Como a Constituição de 1988 trata a anistia
O debate sobre anistia voltou à cena política diante de propostas que buscam perdoar participantes dos atos de 8 de janeiro de 2023. O tema tem trajetória longa na história constitucional brasileira e foi regulamentado de maneiras diferentes ao longo das sete Constituições promulgadas desde o Império. A atual Carta estabeleceu parâmetros específicos para o instituto, vinculados à legislação e às competências dos Poderes.
A Constituição de 1988 trata diretamente do assunto em três frentes. No artigo 5º, inciso XLIII, determina que não podem ser objeto de anistia, graça ou indulto os crimes considerados inafiançáveis, como tortura, terrorismo, tráfico de drogas e crimes hediondos. O artigo 21, inciso XVII, atribui à União a competência para conceder esse tipo de medida, enquanto o artigo 48, inciso VIII, define que cabe ao Congresso Nacional legislar sobre anistia, com sanção do Poder Executivo.
Além dessas previsões, o Ato das Disposições Constitucionais Transitórias incluiu um dispositivo específico sobre o tema. O artigo 8º concedeu anistia a pessoas alcançadas por punições motivadas por razões políticas entre 1946 e 1988, permitindo a reintegração e a recuperação de direitos funcionais. A medida abrangeu civis e servidores punidos nesse período, com exceção de casos relacionados aos Ministérios militares.

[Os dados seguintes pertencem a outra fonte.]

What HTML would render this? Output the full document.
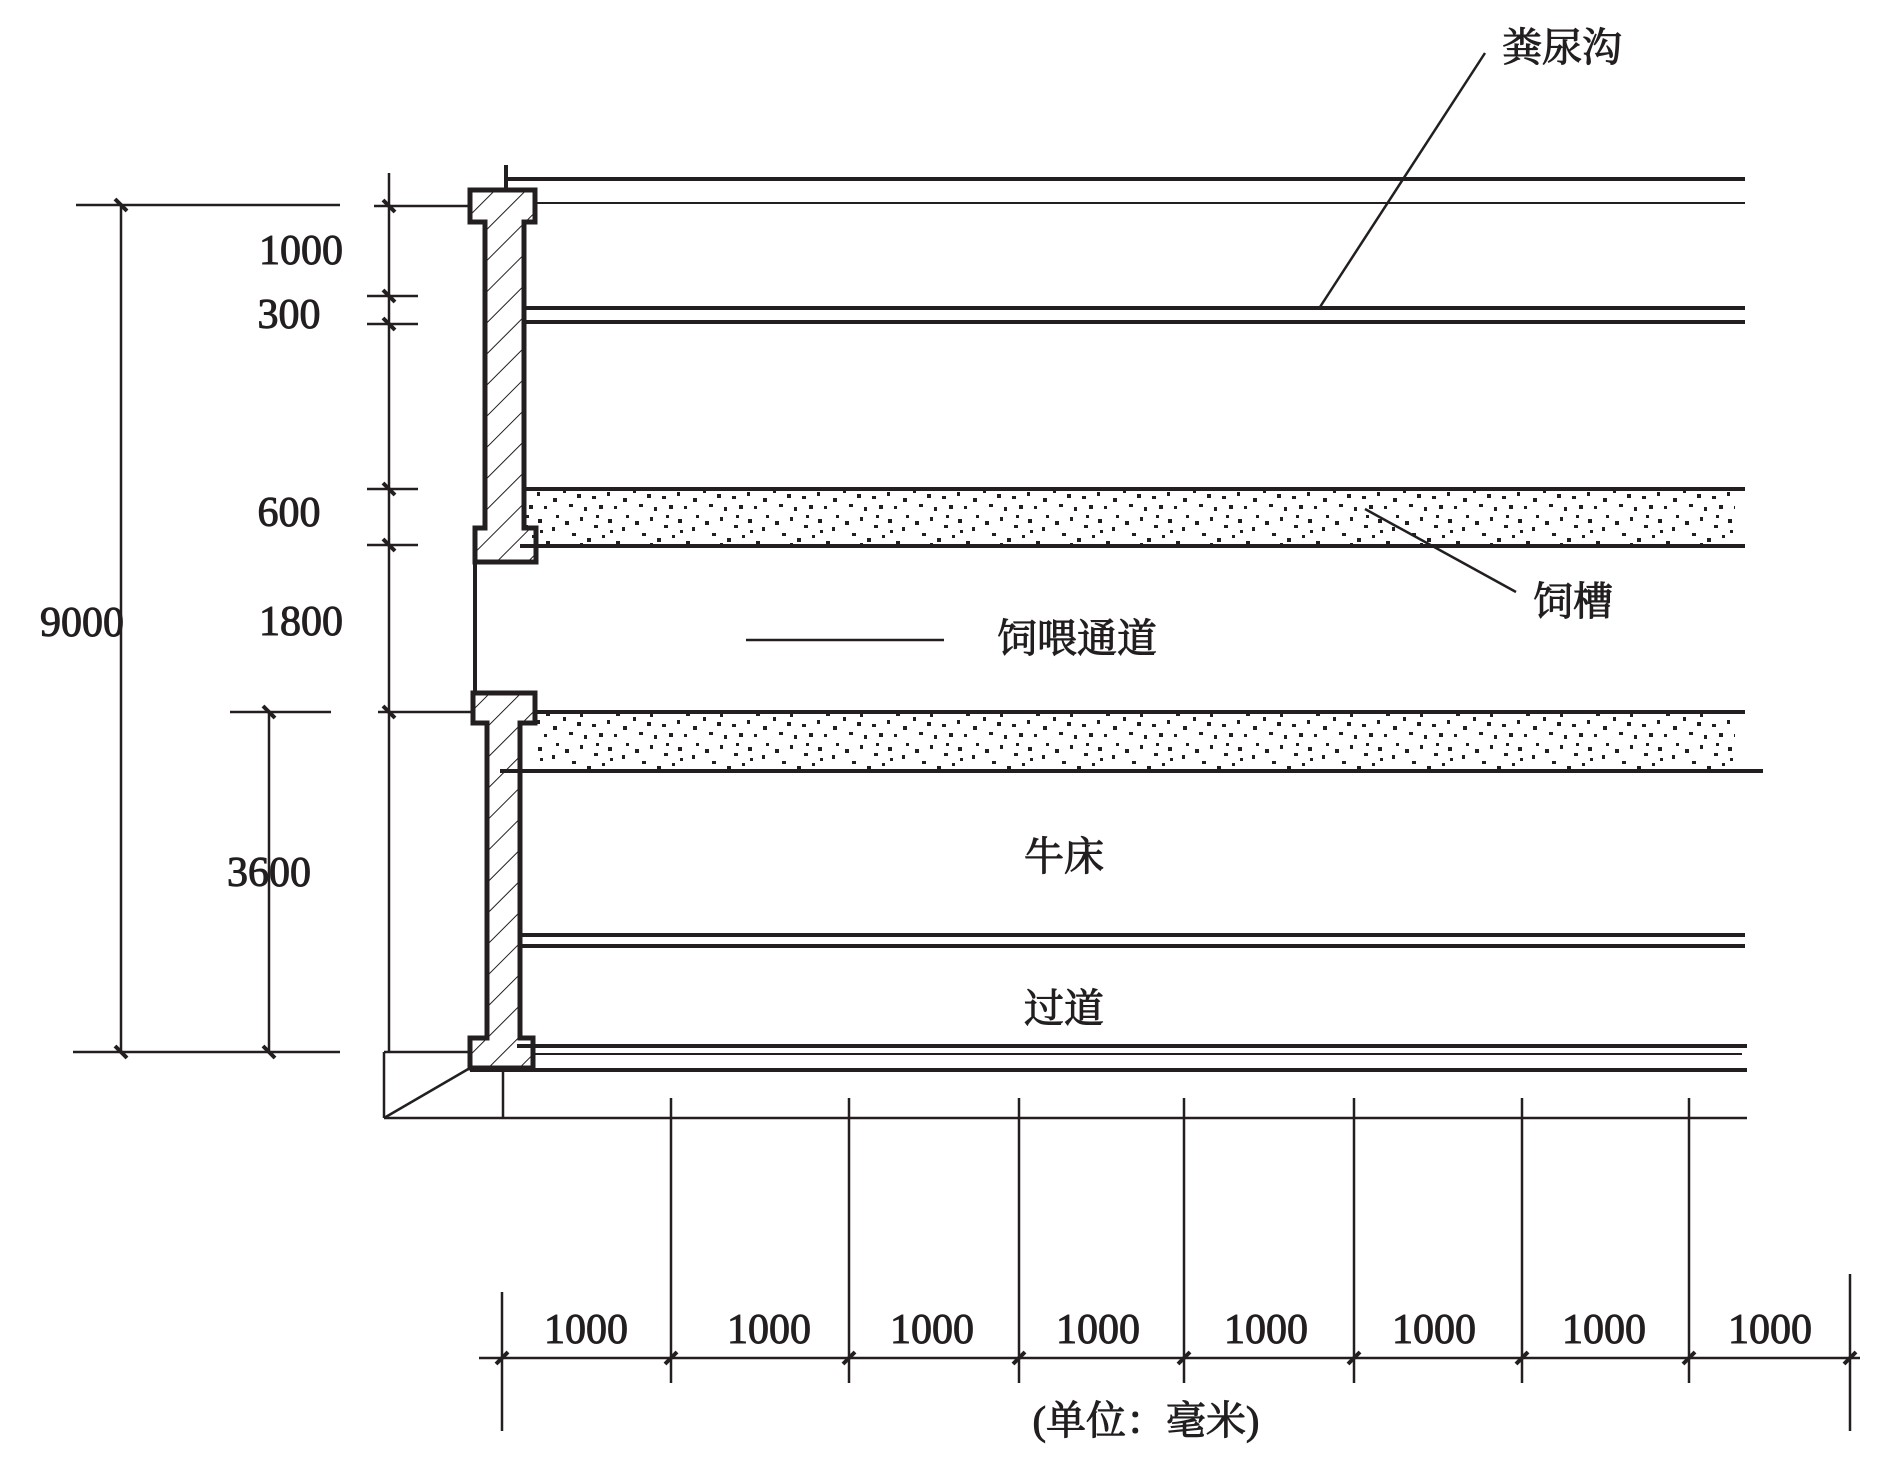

O debate recorrente sobre uma nova constituinte
O debate sobre a realização de uma nova constituinte reaparece em contextos de disputa institucional. Ao longo dos últimos anos, diferentes atores políticos sugeriram mudanças profundas ou a convocação de uma nova Assembleia. Entre as justificativas, aparecem críticas à extensão do texto constitucional, à judicialização de conflitos e à rigidez de algumas normas. Por outro lado, há receio de que uma revisão ampla possa suprimir direitos sociais e garantias individuais. As propostas já surgiram tanto em discursos de representantes do Executivo quanto em debates acadêmicos e parlamentares, mas não avançaram institucionalmente.